◆ Goal of the exercise
Begin with the first line below and retype each line exactly through the line containing "from matplotlib.ticker import MultipleLocator". Any pictures are to be left out.
***
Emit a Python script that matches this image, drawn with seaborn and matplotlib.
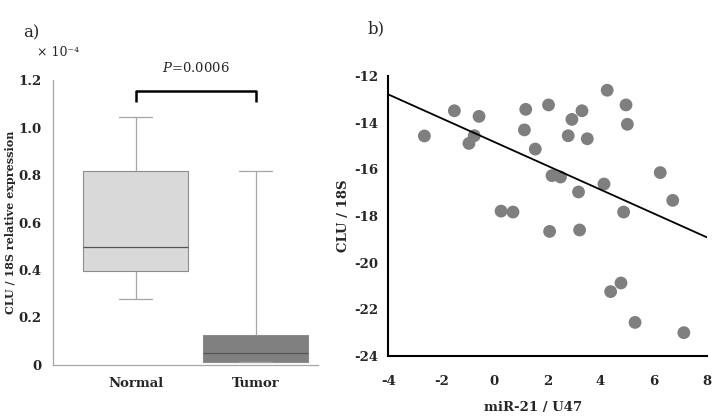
import matplotlib
matplotlib.use("Agg")
import matplotlib.pyplot as plt
import seaborn as sns
import numpy as np
import pandas as pd
from matplotlib.ticker import MultipleLocator

# panel a: five-number summaries (x 10^-4)
groups = ["Normal", "Tumor"]
normal_vals = [0.278, 0.396, 0.495, 0.818, 1.045]
tumor_vals = [0.011, 0.011, 0.050, 0.126, 0.818]
p_label = "$P$=0.0006"

# panel b: miR-21 / U47 vs CLU / 18S
mir21 = [-2.64, -1.51, -0.96, -0.76, -0.58, 0.25, 0.70, 1.13, 1.18, 1.54,
         2.04, 2.08, 2.17, 2.49, 2.78, 2.92, 3.17, 3.21, 3.30, 3.50,
         4.13, 4.25, 4.38, 4.77, 4.87, 4.96, 5.01, 5.30, 6.25, 6.72, 7.14]
clu = [-14.57, -13.49, -14.89, -14.56, -13.73, -17.79, -17.83, -14.31, -13.43, -15.13,
       -13.24, -18.66, -16.27, -16.33, -14.56, -13.86, -16.97, -18.60, -13.49, -14.69,
       -16.63, -12.61, -21.24, -20.87, -17.83, -13.24, -14.07, -22.56, -16.14, -17.33, -23.00]
fit_slope = -0.51
fit_intercept = -14.83

sns.set_style("white")
plt.rcParams["font.family"] = ["DejaVu Serif"]
plt.rcParams["mathtext.fontset"] = "dejavuserif"
plt.rcParams["axes.unicode_minus"] = False

fig = plt.figure(figsize=(7.2, 4.18), dpi=100)
ax1 = fig.add_axes([0.0732, 0.1268, 0.3685, 0.6818])
ax2 = fig.add_axes([0.5393, 0.1483, 0.4422, 0.6699])

# ---- panel a ----
box_df = pd.DataFrame({
    "group": [groups[0]] * len(normal_vals) + [groups[1]] * len(tumor_vals),
    "value": normal_vals + tumor_vals,
})
sns.boxplot(data=box_df, x="group", y="value", hue="group",
            palette=["#d9d9d9", "#808080"], whis=(0, 100), width=0.87,
            linecolor="#8c8c8c", linewidth=0.8, legend=False, ax=ax1,
            capwidths=0.27,
            medianprops={"color": "#555555", "linewidth": 0.9},
            whiskerprops={"color": "#a6a6a6", "linewidth": 0.9},
            capprops={"color": "#a6a6a6", "linewidth": 0.9})
ax1.set_xlim(-0.69, 1.52)
ax1.set_ylim(0, 1.2)
ax1.yaxis.set_minor_locator(MultipleLocator(0.1))
ax1.set_yticks([0, 0.2, 0.4, 0.6, 0.8, 1.0, 1.2])
ax1.set_yticklabels(["0", "0.2", "0.4", "0.6", "0.8", "1.0", "1.2"])
ax1.set_xticks([0, 1])
ax1.set_xticklabels(groups)
ax1.set_xticks([0.5], minor=True)
ax1.tick_params(axis="x", which="major", length=0, pad=9, labelsize=9.5)
ax1.tick_params(axis="x", which="minor", length=3, color="#a6a6a6", direction="out")
ax1.tick_params(axis="y", which="major", length=3, color="#a6a6a6", direction="out",
                labelsize=9.5, pad=5)
ax1.tick_params(axis="y", which="minor", length=2, color="#a6a6a6", direction="out")
ax1.set_xlabel("")
ax1.set_ylabel("CLU / 18S relative expression", fontsize=8, fontweight="bold", labelpad=2)
for side in ["top", "right"]:
    ax1.spines[side].set_visible(False)
for side in ["left", "bottom"]:
    ax1.spines[side].set_color("#a6a6a6")
    ax1.spines[side].set_linewidth(0.9)

# significance bracket
ax1.plot([0, 0, 1, 1], [1.107, 1.155, 1.155, 1.107], color="black", lw=1.8,
         clip_on=False, solid_capstyle="butt")
ax1.text(0.5, 1.25, p_label, ha="center", va="center", fontsize=9.5)

fig.text(0.032, 0.922, "a)", fontsize=12, ha="left", va="center")
fig.text(0.052, 0.875, "× 10⁻⁴", fontsize=9, ha="left", va="center")

# ---- panel b ----
sns.scatterplot(x=mir21, y=clu, color="#7f7f7f", s=85, edgecolor="none", ax=ax2)
line_x = np.array([-4.0, 8.0])
sns.lineplot(x=line_x, y=fit_intercept + fit_slope * line_x, color="black", lw=1.3, ax=ax2)
ax2.set_xlim(-4, 8)
ax2.set_ylim(-24, -12)
ax2.xaxis.set_major_locator(MultipleLocator(2))
ax2.xaxis.set_minor_locator(MultipleLocator(0.5))
ax2.yaxis.set_major_locator(MultipleLocator(2))
ax2.yaxis.set_minor_locator(MultipleLocator(0.5))
ax2.tick_params(axis="x", which="major", direction="inout", length=8, width=1.2,
                labelsize=9.5, pad=10)
ax2.tick_params(axis="x", which="minor", direction="in", length=3, width=1.2)
ax2.tick_params(axis="y", which="major", direction="out", length=4, width=1.2,
                labelsize=9.5, pad=3)
ax2.tick_params(axis="y", which="minor", direction="out", length=2.5, width=1.0)
ax2.set_xlabel("miR-21 / U47", fontsize=9.5, fontweight="bold")
ax2.xaxis.set_label_coords(0.455, -0.16)
ax2.set_ylabel("CLU / 18S", fontsize=9.5, fontweight="bold", labelpad=3)
for side in ["top", "right"]:
    ax2.spines[side].set_visible(False)
for side in ["left", "bottom"]:
    ax2.spines[side].set_color("black")
    ax2.spines[side].set_linewidth(1.5)

for ax in (ax1, ax2):
    for lab in ax.get_xticklabels() + ax.get_yticklabels():
        lab.set_fontweight("bold")

fig.text(0.511, 0.93, "b)", fontsize=12, ha="left", va="center")

fig.savefig("out.png", dpi=100)
plt.close(fig)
***
◆ The reply
Emit a Python script that matches this image, drawn with seaborn and matplotlib.
import matplotlib
matplotlib.use("Agg")
import matplotlib.pyplot as plt
import seaborn as sns
import numpy as np
import pandas as pd
from matplotlib.ticker import MultipleLocator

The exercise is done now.